Voting Rights

Voting Rights

Many people, including Blacks, are being blocked from the most basic right in our democracy, the right to vote. The Ohio NAACP is working to ensure that all Black indigenous people of color (BIPOC) can vote. We have the strategies and solutions to ensure this right is maintained.


Partisan manipulation and voter suppression targets Black voters and BIPOC. We must have fair and free elections. The Ohio NAACP fights against restrictive voting policies that make it difficult for communities of color to vote.

Voter suppression has a long history in the United States. Over the past two decades, there has been a resurgence of strategies implemented to suppress the Black vote and others in communities of color.

Barriers in front of the ballot box, cutting voting times, purging voter rolls, and the imposition of voter identification laws have placed special burdens on African Americans. They are not the only group whom this is impacting: young and older voters, poor people, and BIOOC citizens are all being negatively impacted.

The Ohio NAACP continues to educate Ohioans about the regressive strategies designed to impact the Black vote. Voter fraud and illegal voting are not widespread within the Black community. What is widespread are the challenges to disenfranchisement of eligible voters due to lack of accepted identification at the polls and vote purges.

Supreme Court of Ohio Case
Ohio Redistricting Voting Rights
Early voting and automatic registration help every eligible American be prepared to vote. We are working to ensure that challenges to allowing Blacks to vote are removed.
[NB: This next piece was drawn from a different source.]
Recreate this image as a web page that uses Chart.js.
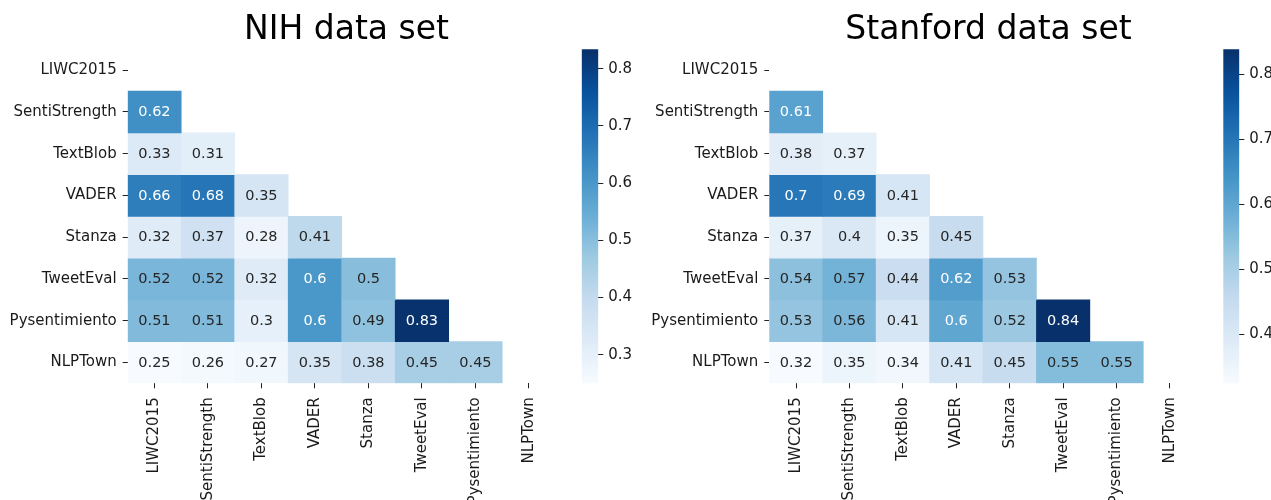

We advocate for voting opportunities on weekends and evenings so that no one is excluded from the voting process. Additionally, we promote the opportunity for same day registration so that getting on the voting registration rolls and updating personal information are accessible, convenient, and protected.
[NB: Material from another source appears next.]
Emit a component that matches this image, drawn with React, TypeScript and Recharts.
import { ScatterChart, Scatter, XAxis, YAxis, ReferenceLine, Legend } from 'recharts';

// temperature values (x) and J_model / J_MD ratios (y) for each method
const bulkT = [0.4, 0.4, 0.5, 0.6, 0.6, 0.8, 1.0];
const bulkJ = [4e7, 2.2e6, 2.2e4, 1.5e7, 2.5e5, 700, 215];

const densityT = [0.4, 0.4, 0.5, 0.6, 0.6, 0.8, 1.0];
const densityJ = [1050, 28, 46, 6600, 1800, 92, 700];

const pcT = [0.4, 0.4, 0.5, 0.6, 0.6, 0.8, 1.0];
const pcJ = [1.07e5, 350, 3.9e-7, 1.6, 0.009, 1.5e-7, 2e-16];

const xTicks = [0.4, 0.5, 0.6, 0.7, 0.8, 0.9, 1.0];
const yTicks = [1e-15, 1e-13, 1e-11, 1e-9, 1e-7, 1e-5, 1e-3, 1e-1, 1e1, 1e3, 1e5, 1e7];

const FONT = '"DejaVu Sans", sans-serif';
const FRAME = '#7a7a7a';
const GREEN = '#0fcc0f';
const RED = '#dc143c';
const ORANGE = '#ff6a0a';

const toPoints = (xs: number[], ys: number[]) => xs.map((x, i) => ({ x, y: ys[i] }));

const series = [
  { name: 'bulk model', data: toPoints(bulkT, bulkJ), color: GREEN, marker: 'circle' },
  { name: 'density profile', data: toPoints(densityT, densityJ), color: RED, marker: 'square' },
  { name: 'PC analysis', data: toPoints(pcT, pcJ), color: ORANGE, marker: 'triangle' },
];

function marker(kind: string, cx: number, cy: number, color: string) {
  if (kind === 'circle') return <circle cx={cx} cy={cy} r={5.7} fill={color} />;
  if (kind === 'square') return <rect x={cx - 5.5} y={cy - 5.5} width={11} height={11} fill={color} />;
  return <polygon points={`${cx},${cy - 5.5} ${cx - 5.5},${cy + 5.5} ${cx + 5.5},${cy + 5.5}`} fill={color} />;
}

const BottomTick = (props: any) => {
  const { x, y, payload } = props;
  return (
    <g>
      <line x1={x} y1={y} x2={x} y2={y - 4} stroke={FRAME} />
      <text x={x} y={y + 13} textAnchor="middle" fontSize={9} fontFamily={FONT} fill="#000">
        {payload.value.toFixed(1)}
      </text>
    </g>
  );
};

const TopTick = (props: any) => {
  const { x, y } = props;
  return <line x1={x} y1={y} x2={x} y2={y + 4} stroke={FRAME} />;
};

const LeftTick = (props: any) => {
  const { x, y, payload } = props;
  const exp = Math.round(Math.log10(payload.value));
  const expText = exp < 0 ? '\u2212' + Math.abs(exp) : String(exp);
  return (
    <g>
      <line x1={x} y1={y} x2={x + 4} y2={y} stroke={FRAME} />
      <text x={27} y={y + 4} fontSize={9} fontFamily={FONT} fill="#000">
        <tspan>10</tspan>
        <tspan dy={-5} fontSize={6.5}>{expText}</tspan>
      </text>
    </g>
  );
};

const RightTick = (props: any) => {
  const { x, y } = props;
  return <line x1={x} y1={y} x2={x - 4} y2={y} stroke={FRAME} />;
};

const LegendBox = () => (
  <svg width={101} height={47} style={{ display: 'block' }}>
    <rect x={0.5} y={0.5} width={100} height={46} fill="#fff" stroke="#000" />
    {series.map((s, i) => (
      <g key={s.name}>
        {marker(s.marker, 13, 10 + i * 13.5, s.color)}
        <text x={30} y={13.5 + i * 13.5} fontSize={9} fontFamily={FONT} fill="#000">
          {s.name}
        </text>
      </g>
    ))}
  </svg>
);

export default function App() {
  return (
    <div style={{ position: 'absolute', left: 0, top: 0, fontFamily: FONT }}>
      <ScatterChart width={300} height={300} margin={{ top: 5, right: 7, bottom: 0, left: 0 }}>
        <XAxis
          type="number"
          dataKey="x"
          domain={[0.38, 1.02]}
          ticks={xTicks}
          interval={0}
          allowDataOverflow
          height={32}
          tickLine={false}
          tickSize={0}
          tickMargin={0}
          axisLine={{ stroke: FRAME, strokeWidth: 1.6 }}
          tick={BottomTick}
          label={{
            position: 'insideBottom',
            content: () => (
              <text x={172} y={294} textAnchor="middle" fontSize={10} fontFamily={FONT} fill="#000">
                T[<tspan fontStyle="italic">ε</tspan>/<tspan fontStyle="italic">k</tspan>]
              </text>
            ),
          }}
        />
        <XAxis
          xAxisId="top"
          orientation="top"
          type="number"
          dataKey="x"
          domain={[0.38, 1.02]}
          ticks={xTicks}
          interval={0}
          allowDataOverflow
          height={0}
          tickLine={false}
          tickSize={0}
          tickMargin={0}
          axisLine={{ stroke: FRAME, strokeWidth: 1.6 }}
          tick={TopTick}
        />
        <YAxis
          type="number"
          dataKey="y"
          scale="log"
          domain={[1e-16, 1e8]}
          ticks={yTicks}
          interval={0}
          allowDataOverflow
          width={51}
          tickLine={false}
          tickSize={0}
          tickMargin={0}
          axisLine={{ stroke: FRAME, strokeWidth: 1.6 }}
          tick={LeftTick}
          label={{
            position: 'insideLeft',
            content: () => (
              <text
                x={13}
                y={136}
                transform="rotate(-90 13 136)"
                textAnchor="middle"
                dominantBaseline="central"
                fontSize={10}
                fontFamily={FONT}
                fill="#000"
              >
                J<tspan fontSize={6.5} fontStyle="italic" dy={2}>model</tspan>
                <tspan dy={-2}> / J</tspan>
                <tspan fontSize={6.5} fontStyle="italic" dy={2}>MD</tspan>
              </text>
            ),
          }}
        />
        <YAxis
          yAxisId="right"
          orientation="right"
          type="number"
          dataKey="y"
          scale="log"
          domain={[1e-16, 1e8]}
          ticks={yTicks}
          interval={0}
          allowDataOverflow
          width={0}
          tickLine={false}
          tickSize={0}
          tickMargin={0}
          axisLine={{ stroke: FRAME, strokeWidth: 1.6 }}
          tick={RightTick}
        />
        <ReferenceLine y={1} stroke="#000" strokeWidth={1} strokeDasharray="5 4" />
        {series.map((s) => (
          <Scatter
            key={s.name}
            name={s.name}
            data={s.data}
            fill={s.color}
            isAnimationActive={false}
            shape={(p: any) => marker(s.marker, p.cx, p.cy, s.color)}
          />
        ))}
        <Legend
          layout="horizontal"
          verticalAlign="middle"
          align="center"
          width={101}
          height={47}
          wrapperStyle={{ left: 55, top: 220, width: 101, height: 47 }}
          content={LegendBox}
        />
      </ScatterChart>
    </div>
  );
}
We are working to ensure that every person has access to transportation so that they can vote and ensure that polling places have sufficient voting machines and poll workers to reduce wait times in highly populated BIPOC areas.
African Americans and other BIPOC citizens are barred from the ability to vote because of past criminal convictions. The Ohio NAACP advances engagement for Americans who are living in our community and believe they can no longer vote due to felony disenfranchisement laws, a part of our Jim Crow past.